VSF: Simple, Efficient, and Effective Negative Guidance in Few-Step Image Generation Models By Value Sign Flip
Abstract
We introduce Value Sign Flip (VSF), a simple and efficient method for incorporating negative prompt guidance in few-step (1-8 steps) diffusion and flow-matching image generation models. Unlike existing approaches such as classifier-free guidance (CFG), NASA, and NAG, VSF dynamically suppresses undesired content by flipping the sign of attention values from negative prompts. Our method requires only a small computational overhead and integrates effectively with MMDiT-style architectures such as Stable Diffusion 3.5 Turbo and Flux Schnell, as well as cross-attention-based models like Wan.
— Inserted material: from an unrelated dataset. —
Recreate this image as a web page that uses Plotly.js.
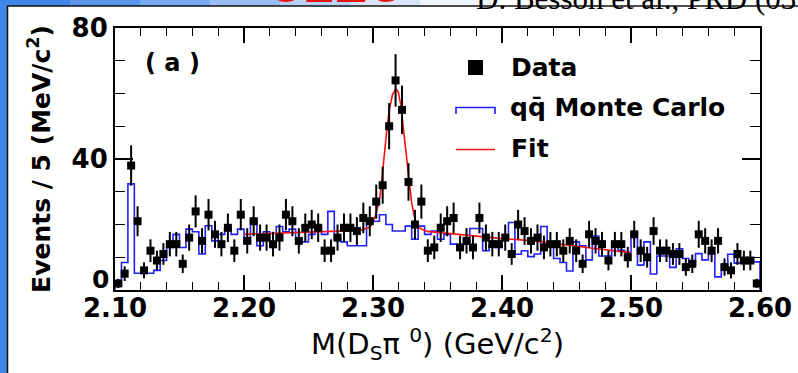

We validate VSF on challenging datasets with complex prompt pairs and demonstrate superior performance in both static image and video generation tasks. Experimental results on our proposed dataset NegGenBench show that VSF significantly improves negative prompt adherence (reaching 0.420 negative score for quality settings and 0.545 for strong settings) compared to prior methods in few-step models, which scored 0.320-0.380 negative score, and even CFG in non-few-step models (scored 0.300 negative score), while maintaining competitive image quality and positive prompt adherence. Our method is also a suppressed generate-then-edit pipeline, while also having a much faster runtime. Code, ComfyUI node, and dataset will be released. Videos generated are in the Supplementary Material.